Every time I attempt to describe what molecular gastronomy is, a jumble of words escape my mouth in my overexcitement and I can never satisfyingly unravel much more than: spheres, foams and balsamic caviar. I’m also certain the words “cool” and “awesome” materialize uncontrollably about 15 times per sentence. So, what is molecular gastronomy? Here’s how I understand it:
Traditionally, cooking and food preparation have always been considered an art or intuitive skill. We learn cooking methods passed down to us based on accepted techniques or we use our intuition to try (or discover) something new. Molecular gastronomy is a branch of food science that uses physics, chemistry and a bunch of really cool lab equipment to focus on the scientific investigation of cooking. Basic cooking methods and beliefs were put through extensive testing to see if they had any scientific merits to back up what was claimed. Cooking As Art met Cooking As Science and they went to work.
Though molecular gastronomy is a field of food science, one thing that perhaps distinguishes it from other fields (like food microbiology, sensory analysis and food engineering) is that practitioners of the field are cooks working in a kitchen, not scientists working in a lab. Although with some of the better-equipped restaurant kitchens, the line between kitchen and lab is a little fuzzy. This notion is so exciting to me. It seems like this science was developed purely for the love of eating.
Pioneers of scientific cookery were interested in debunking or explaining old wives tales about cooking, experimenting with existing recipes, inventing new ones and introducing new tools and technologies. They investigated the chemical changes during cooking in order to find the most favourable methods of preparing food. Some of their inquiries might have been:
Should beans be cooked with the lid on or off?
Will meat stock produce more flavour if I start with hot water or cold water?
What new cooking methods might produce improved results of texture and flavor?
The term “Molecular Gastronomy” was coined by physicist Nicholas Kurti and physical chemist Hervé This in 1992. It was also the title of the workshops they held, which drew scientists and professional cooks to discuss the science behind traditional cooking. Kurti became one of the UK’s first TV cooks when he hosted a cooking show called “Physicist in the Kitchen” in 1969. Some of Kurti’s demonstrations included making meringue in a vacuum chamber, cooking sausages by connecting them across a car battery and a reverse baked alaska which was hot on the inside, cold on the outside and cooked in a microwave.

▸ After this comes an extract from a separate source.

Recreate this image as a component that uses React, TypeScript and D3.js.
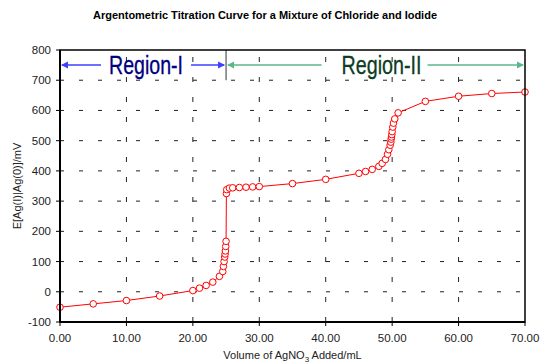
import React from 'react';
import * as d3 from 'd3';

// Volume of AgNO3 added (mL) and measured potential (mV)
const volumes = [
  0, 5, 10, 15, 20, 21, 22, 23, 24, 24.5, 24.6, 24.7, 24.8, 24.85, 24.9, 24.95, 25.0,
  25.05, 25.1, 25.5, 26, 27, 28, 29, 30, 35, 40,
  45, 46, 47, 48, 48.5, 49, 49.3, 49.5, 49.7, 49.8, 49.85, 49.9, 49.95, 50.0,
  50.1, 50.2, 50.4, 50.9, 55, 60, 65, 70,
];
const potentials = [
  -51, -40, -29, -14, 4, 12, 21, 32, 51, 67, 84, 100, 115, 125, 135, 150, 167,
  325, 338, 343, 344, 345, 346, 347, 348, 358, 372,
  392, 398, 405, 415, 425, 438, 455, 470, 485, 495, 505, 512, 520, 530,
  545, 558, 572, 592, 630, 647, 656, 661,
];

const xTicks = [0, 10, 20, 30, 40, 50, 60, 70];
const yTicks = [-100, 0, 100, 200, 300, 400, 500, 600, 700, 800];
const regionSplit = 25;
const regionArrowLevel = 750;

const W = 540;
const H = 364;
const margin = { top: 50, right: 15, bottom: 42, left: 60 };

export default function App() {
  const x = d3.scaleLinear().domain([0, 70]).range([margin.left, W - margin.right]);
  const y = d3.scaleLinear().domain([-100, 800]).range([H - margin.bottom, margin.top]);
  const pts: [number, number][] = volumes.map((v, i) => [v, potentials[i]]);
  const line = d3.line<[number, number]>().x(d => x(d[0])).y(d => y(d[1]));

  const x0 = x.range()[0];
  const x1 = x.range()[1];
  const y0 = y.range()[0];
  const y1 = y.range()[1];
  const ay = y(regionArrowLevel);
  const xs = x(regionSplit);

  const blue = '#3f3fff';
  const green = '#5cb88a';
  const r1c = (x0 + xs) / 2 + 3;
  const r2c = (xs + x1) / 2 + 6;
  const r1w = 37;
  const r2w = 40;

  const arrowHead = (tipX: number, dir: number, color: string) => (
    <path
      d={`M${tipX},${ay} L${tipX - dir * 7},${ay - 3.5} L${tipX - dir * 7},${ay + 3.5} Z`}
      fill={color}
    />
  );

  return (
    <svg
      width={W}
      height={H}
      style={{ position: 'absolute', left: 0, top: 0, background: '#fff' }}
      fontFamily="Arial, 'Liberation Sans', sans-serif"
    >
      <text x={265} y={19} textAnchor="middle" fontSize={10.5} fontWeight="bold" fill="#000" textLength={344} lengthAdjust="spacingAndGlyphs">
        Argentometric Titration Curve for a Mixture of Chloride and Iodide
      </text>

      {/* grid */}
      {yTicks.slice(1, -1).map(t => (
        <line key={'gy' + t} x1={x0} x2={x1} y1={y(t)} y2={y(t)} stroke="#222" strokeWidth={1} strokeDasharray="4,15" />
      ))}
      {xTicks.slice(1, -1).map(t => (
        <line key={'gx' + t} x1={x(t)} x2={x(t)} y1={y0} y2={y1} stroke="#222" strokeWidth={1} strokeDasharray="5,15" />
      ))}

      {/* region separator */}
      <line x1={xs} x2={xs} y1={y1} y2={y(700)} stroke="#777" strokeWidth={1.5} />

      {/* region arrows */}
      <line x1={x0 + 2} x2={r1c - r1w - 8} y1={ay} y2={ay} stroke={blue} strokeWidth={1.5} />
      <line x1={r1c + r1w + 8} x2={xs - 2} y1={ay} y2={ay} stroke={blue} strokeWidth={1.5} />
      {arrowHead(x0 + 1, -1, blue)}
      {arrowHead(xs - 1, 1, blue)}
      <text x={r1c} y={ay + 9} textAnchor="middle" fontSize={25} fill="#000080" stroke="#000080" strokeWidth={0.3} textLength={r1w * 2} lengthAdjust="spacingAndGlyphs">
        Region-I
      </text>

      <line x1={xs + 2} x2={r2c - r2w - 20} y1={ay} y2={ay} stroke={green} strokeWidth={1.5} />
      <line x1={r2c + r2w + 6} x2={x1 - 2} y1={ay} y2={ay} stroke={green} strokeWidth={1.5} />
      {arrowHead(xs + 1, -1, green)}
      {arrowHead(x1 - 1, 1, green)}
      <text x={r2c} y={ay + 9} textAnchor="middle" fontSize={25} fill="#0d3d25" stroke="#0d3d25" strokeWidth={0.3} textLength={r2w * 2} lengthAdjust="spacingAndGlyphs">
        Region-II
      </text>

      {/* data */}
      <path d={line(pts) || ''} fill="none" stroke="#ff0000" strokeWidth={1} />
      {pts.map((d, i) => (
        <circle key={i} cx={x(d[0])} cy={y(d[1])} r={3.3} fill="#fff" stroke="#ff0000" strokeWidth={1} />
      ))}

      {/* frame */}
      <rect x={x0} y={y1} width={x1 - x0} height={y0 - y1} fill="none" stroke="#000" strokeWidth={1.5} />
      <line x1={x0} x2={x0} y1={y1} y2={y0} stroke="#000" strokeWidth={2} />
      <line x1={x0} x2={x1} y1={y0} y2={y0} stroke="#000" strokeWidth={2} />

      {/* y axis */}
      {yTicks.map(t => (
        <g key={'yt' + t}>
          <line x1={x0 - 4} x2={x0} y1={y(t)} y2={y(t)} stroke="#000" strokeWidth={1} />
          <text x={x0 - 9} y={y(t) + 4} textAnchor="end" fontSize={11.5} fill="#222">
            {t}
          </text>
        </g>
      ))}
      {/* x axis */}
      {xTicks.map(t => (
        <g key={'xt' + t}>
          <line x1={x(t)} x2={x(t)} y1={y0} y2={y0 + 4} stroke="#000" strokeWidth={1} />
          <text x={x(t)} y={y0 + 20} textAnchor="middle" fontSize={11.5} fill="#222">
            {t.toFixed(2)}
          </text>
        </g>
      ))}

      <text x={(x0 + x1) / 2} y={H - 5} textAnchor="middle" fontSize={11} fill="#222">
        Volume of AgNO<tspan fontSize={8} dy={3}>3</tspan>
        <tspan dy={-3}> Added/mL</tspan>
      </text>
      <text
        transform={`translate(${21},${(y0 + y1) / 2}) rotate(-90)`}
        textAnchor="middle"
        fontSize={11}
        fill="#222"
      >
        E[Ag(I)|Ag(0)]/mV
      </text>
    </svg>
  );
}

Top chefs such as Ferran Adria of El Bulli and Heston Blumenthal (my personal hero) of The Fat Duck have become associated with the movement because of their scientific approach to cooking, although they are said to disapprove of the term because it makes cuisine sound inaccessible and snobby. Instead, they prefer to call it modern or modernist cuisine.
The objectives of molecular gastronomy today have changed somewhat. Though scientific approach is still the essence of experiments done in its name, the focal point is more on the experience of eating food and the techniques used to create unique and artful presentations. It is revolutionizing traditional cooking and transforming eating into a sort of multi-sensory experience. For example, scented air is often used to play with diners memories and emotions (the smells of leather chair and fireplace for a Christmas meal). When diners uncover their dish, puffs of air float into their nostrils titillating their sense of smell. Certain techniques have become quite popular and are now easily reproducible, such as making spheres, foams, gels and faux caviar.
Molecular gastronomy has now become more accessible to the at-home cook who doesn’t have expensive lab equipment hanging out in their kitchen. Products can be bought online to help you experiment in your own kitchen and instructional videos can be found on YouTube. Here are a few:
How to make food spheres
How to make foams
How to make faux caviar
How to make gels
I recently bought a few molecular gastronomy kits and have been experimenting in my own kitchen. It is a squeal worthy sort of satisfaction to change flavours and textures around. I will be posting my experiments and I hope they inspire others to think outside the box, too. Happy experimenting!
This, Hervé (2005). Molecular Gastronomy: Exploring the Science of Flavor. Columbia University Press.